_DATA FOR PROCESSING:_
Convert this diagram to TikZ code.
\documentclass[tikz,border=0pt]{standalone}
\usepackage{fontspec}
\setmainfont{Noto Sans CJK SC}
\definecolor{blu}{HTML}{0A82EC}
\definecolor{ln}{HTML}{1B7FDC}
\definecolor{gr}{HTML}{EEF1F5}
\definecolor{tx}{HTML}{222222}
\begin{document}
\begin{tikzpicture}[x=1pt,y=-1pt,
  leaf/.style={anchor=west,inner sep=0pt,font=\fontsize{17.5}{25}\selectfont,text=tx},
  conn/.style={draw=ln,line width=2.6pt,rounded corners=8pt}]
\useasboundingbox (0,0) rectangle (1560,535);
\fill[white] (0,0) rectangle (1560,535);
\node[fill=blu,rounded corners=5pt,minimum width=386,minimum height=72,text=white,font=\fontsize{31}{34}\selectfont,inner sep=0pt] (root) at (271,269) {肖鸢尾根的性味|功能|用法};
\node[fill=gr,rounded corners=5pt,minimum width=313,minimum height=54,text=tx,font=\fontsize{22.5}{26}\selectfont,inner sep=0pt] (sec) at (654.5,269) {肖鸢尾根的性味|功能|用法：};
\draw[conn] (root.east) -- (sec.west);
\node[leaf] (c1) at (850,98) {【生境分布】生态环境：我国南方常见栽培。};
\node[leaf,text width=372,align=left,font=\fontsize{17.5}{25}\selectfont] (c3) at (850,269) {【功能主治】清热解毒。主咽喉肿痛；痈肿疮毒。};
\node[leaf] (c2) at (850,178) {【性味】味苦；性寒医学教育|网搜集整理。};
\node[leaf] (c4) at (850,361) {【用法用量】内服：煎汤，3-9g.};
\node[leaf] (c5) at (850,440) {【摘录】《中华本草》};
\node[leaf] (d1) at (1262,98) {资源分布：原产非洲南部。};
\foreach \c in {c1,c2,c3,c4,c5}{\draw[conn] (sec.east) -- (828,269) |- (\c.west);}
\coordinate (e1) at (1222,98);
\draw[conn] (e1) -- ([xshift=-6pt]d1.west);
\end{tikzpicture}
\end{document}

--

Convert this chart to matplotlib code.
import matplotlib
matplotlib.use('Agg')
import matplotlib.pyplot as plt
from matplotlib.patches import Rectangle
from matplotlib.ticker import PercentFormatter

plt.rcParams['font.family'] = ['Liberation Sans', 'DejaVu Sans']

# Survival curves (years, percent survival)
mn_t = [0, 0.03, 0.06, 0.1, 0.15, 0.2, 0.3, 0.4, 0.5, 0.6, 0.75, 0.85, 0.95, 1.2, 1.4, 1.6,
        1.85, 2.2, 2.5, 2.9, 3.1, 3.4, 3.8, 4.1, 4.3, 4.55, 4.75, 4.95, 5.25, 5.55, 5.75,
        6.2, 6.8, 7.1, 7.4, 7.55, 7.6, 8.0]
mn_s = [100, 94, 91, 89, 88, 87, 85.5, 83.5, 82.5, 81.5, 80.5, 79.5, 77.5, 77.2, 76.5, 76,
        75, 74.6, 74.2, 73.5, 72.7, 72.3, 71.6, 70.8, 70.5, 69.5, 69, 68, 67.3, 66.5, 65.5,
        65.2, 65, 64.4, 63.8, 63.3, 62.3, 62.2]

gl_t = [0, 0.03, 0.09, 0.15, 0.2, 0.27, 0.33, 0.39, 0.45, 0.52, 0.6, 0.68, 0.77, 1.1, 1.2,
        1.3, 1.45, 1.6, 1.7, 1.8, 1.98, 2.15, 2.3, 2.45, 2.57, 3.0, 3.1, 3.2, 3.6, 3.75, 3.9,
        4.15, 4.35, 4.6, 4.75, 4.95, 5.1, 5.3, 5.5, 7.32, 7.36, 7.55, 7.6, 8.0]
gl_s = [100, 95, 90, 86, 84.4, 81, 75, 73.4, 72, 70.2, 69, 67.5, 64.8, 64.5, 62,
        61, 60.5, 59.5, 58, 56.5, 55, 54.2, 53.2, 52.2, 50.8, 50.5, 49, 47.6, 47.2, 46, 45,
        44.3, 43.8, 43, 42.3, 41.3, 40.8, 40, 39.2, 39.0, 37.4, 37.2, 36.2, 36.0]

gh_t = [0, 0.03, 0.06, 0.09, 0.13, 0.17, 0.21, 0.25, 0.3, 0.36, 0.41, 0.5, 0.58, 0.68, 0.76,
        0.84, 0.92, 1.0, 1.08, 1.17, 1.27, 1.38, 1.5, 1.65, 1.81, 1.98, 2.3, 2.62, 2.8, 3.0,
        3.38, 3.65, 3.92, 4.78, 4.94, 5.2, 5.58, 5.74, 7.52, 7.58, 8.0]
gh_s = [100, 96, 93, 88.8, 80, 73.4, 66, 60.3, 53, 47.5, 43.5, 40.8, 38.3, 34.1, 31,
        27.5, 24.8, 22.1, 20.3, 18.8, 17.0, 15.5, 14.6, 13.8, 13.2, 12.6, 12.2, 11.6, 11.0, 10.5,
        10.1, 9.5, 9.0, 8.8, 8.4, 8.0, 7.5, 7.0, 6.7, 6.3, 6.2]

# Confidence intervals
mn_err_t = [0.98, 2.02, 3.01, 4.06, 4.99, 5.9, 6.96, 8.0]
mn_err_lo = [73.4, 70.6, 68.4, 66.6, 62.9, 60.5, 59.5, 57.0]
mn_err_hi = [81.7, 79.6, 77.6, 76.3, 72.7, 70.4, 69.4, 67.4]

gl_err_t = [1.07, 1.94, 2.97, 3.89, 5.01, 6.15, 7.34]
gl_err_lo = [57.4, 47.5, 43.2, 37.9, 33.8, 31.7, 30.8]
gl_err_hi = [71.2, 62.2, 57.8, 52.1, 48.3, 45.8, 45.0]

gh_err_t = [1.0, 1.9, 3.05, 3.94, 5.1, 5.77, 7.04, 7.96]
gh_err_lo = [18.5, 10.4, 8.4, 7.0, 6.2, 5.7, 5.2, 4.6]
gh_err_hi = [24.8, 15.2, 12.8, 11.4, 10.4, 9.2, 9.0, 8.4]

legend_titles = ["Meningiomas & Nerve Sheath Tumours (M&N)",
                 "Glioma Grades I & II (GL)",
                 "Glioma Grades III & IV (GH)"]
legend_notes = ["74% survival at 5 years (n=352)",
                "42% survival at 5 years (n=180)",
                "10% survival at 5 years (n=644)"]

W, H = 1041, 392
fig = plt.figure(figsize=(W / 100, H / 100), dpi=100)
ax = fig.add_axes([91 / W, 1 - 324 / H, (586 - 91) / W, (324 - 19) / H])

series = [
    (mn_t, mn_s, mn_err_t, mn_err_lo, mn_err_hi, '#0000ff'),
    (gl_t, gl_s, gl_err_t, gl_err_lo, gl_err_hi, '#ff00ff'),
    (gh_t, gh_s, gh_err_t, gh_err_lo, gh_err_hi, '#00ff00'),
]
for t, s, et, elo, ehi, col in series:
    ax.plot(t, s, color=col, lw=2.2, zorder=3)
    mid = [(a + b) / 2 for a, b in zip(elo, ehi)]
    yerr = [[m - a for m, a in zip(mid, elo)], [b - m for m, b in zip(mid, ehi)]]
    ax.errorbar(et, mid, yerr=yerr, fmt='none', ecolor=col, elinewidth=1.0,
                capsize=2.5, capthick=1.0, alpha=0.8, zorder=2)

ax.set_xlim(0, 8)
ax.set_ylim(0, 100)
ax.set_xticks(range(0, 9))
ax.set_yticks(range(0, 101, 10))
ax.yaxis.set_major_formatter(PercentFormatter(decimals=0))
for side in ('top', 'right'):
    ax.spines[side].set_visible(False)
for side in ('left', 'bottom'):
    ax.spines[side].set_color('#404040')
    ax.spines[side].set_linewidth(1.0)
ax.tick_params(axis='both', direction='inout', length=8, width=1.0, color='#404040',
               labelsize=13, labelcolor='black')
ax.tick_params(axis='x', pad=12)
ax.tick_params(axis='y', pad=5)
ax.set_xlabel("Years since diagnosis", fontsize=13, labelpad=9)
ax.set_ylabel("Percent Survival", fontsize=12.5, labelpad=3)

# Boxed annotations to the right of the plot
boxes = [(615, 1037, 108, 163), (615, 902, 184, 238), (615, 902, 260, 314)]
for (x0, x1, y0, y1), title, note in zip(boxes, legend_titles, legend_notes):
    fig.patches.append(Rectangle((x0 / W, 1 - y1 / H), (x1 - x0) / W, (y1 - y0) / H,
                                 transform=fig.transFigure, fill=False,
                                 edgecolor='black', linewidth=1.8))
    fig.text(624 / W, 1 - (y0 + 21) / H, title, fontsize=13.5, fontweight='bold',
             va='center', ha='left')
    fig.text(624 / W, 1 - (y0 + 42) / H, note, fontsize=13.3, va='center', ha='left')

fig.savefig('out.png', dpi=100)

_GIVEN TASK:_ Take the listing above and repeat exactly the lines from the one containing "Convert this chart to matplotlib code." through the one containing "37.2, 36.2, 36.0]", both included.

_SOLUTION:_
Convert this chart to matplotlib code.
import matplotlib
matplotlib.use('Agg')
import matplotlib.pyplot as plt
from matplotlib.patches import Rectangle
from matplotlib.ticker import PercentFormatter

plt.rcParams['font.family'] = ['Liberation Sans', 'DejaVu Sans']

# Survival curves (years, percent survival)
mn_t = [0, 0.03, 0.06, 0.1, 0.15, 0.2, 0.3, 0.4, 0.5, 0.6, 0.75, 0.85, 0.95, 1.2, 1.4, 1.6,
        1.85, 2.2, 2.5, 2.9, 3.1, 3.4, 3.8, 4.1, 4.3, 4.55, 4.75, 4.95, 5.25, 5.55, 5.75,
        6.2, 6.8, 7.1, 7.4, 7.55, 7.6, 8.0]
mn_s = [100, 94, 91, 89, 88, 87, 85.5, 83.5, 82.5, 81.5, 80.5, 79.5, 77.5, 77.2, 76.5, 76,
        75, 74.6, 74.2, 73.5, 72.7, 72.3, 71.6, 70.8, 70.5, 69.5, 69, 68, 67.3, 66.5, 65.5,
        65.2, 65, 64.4, 63.8, 63.3, 62.3, 62.2]

gl_t = [0, 0.03, 0.09, 0.15, 0.2, 0.27, 0.33, 0.39, 0.45, 0.52, 0.6, 0.68, 0.77, 1.1, 1.2,
        1.3, 1.45, 1.6, 1.7, 1.8, 1.98, 2.15, 2.3, 2.45, 2.57, 3.0, 3.1, 3.2, 3.6, 3.75, 3.9,
        4.15, 4.35, 4.6, 4.75, 4.95, 5.1, 5.3, 5.5, 7.32, 7.36, 7.55, 7.6, 8.0]
gl_s = [100, 95, 90, 86, 84.4, 81, 75, 73.4, 72, 70.2, 69, 67.5, 64.8, 64.5, 62,
        61, 60.5, 59.5, 58, 56.5, 55, 54.2, 53.2, 52.2, 50.8, 50.5, 49, 47.6, 47.2, 46, 45,
        44.3, 43.8, 43, 42.3, 41.3, 40.8, 40, 39.2, 39.0, 37.4, 37.2, 36.2, 36.0]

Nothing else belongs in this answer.